En otros términos: habrá prosperidad para los inversionistas (nacionales y extranjeros), a costa de las grandes mayorías populares (salarios bajos y en malas condiciones –véase lo que son las maquilas–), con el agravante de un ataque directo al medio ambiente, pues la mayoría de proyectos se darán en el marco del exctractivismo más descarnado.

IV

Pero hay algo igualmente preocupante, o más preocupante aún, junto a este expolio disfrazado de “prosperidad”. De los actuales 460 millones de dólares asignados al Plan, 348,5 millones, es decir casi el 46% del total de los fondos de la Alianza para la Prosperidad, están destinados a la Iniciativa de Seguridad Regional Centroamericana (CARSI, según la sigla en inglés).

Uno de los puntales de la iniciativa, la mejora de la seguridad pública, pasa a ser entonces tan importante como la inversión privada que aprovecha lo bajo de los salarios locales. En realidad, la seguridad es el complemento de la inversión, del “buen clima de negocios” que deben garantizar los gobiernos de la región. En otros términos: se potencian los mecanismos represivos de los Estados nacionales, militarizando más aún las sociedades, preparando las condiciones de represión en caso la olla a presión social pueda estallar. Seguridad pública aquí debe entenderse como “seguridad para los inversionistas”.

El CARSI es una derivado de la Iniciativa Mérida, instancia militar diseñada para, idealmente, combatir el tráfico de drogas en México y el área centroamericana. Pero solo ver el costo que ha tenido en el país azteca esa guerra contra el narcotráfico, con un baño de sangre que dejó más de 100,000 muertos, espanta. Esas supuestas cruzadas contra “demonios” como los carteles de la droga, tal como fue el Plan Colombia, luego rebautizado Plan Patriota (100,000 colombianos muertos, 10,000 millones de dólares pagados a la industria armamentista de Estados Unidos), no traen el más mínimo beneficio a la población común. Son, en todo caso, monumentales operativos de control social, que engrosan las arcas del complejo militar-industrial norteamericano y, al mismo tiempo, desbaratan cualquier intento de organización popular en los países donde operan. El CARSI se inscribe en esa lógica, en esa historia. Es un descendiente del Plan Colombia.

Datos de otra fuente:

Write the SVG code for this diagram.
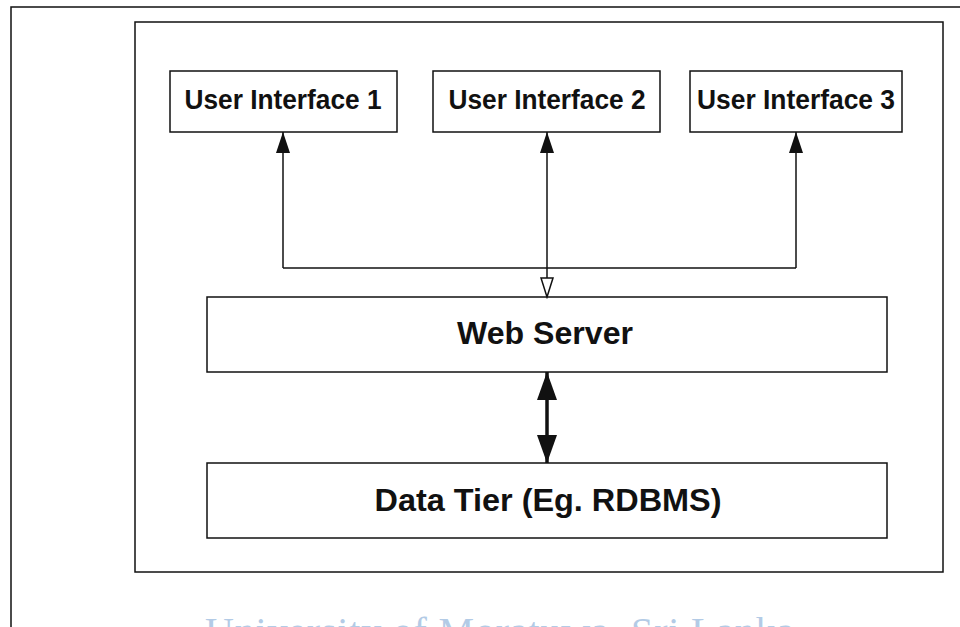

Teóricamente esta iniciativa de seguridad, que acompaña a la Alianza para la Prosperidad, tiene cinco objetivos: 1) crear calles seguras para los ciudadanos de la región; 2) desbaratar el movimiento de criminales y el contrabando en y entre los países centroamericanos; 3) apoyar el desarrollo de los gobiernos guatemalteco, hondureño y salvadoreño como fuertes, capaces y responsables; 4) restablecer la presencia efectiva del Estado, los servicios y la seguridad en las comunidades en situación de peligro y 5) fomentar mayores niveles de coordinación y cooperación entre los países de la región, otros socios internacionales y los donantes, a fin de combatir las amenazas a la seguridad regional.

Ni siquiera se puede decir que cabe aquí aquello del “beneficio de la duda”. Inversiones privadas, muy prósperas para los inversionistas, y represión garantizada ante la propuesta popular. De eso se trata, y ninguna otra cosa. La prosperidad parece que deberá seguir esperando para las grandes mayorías de a pie. Y la migración irregular –supuesta razón de la Alianza para la Prosperidad– no parece que vaya a terminar con todo este montaje.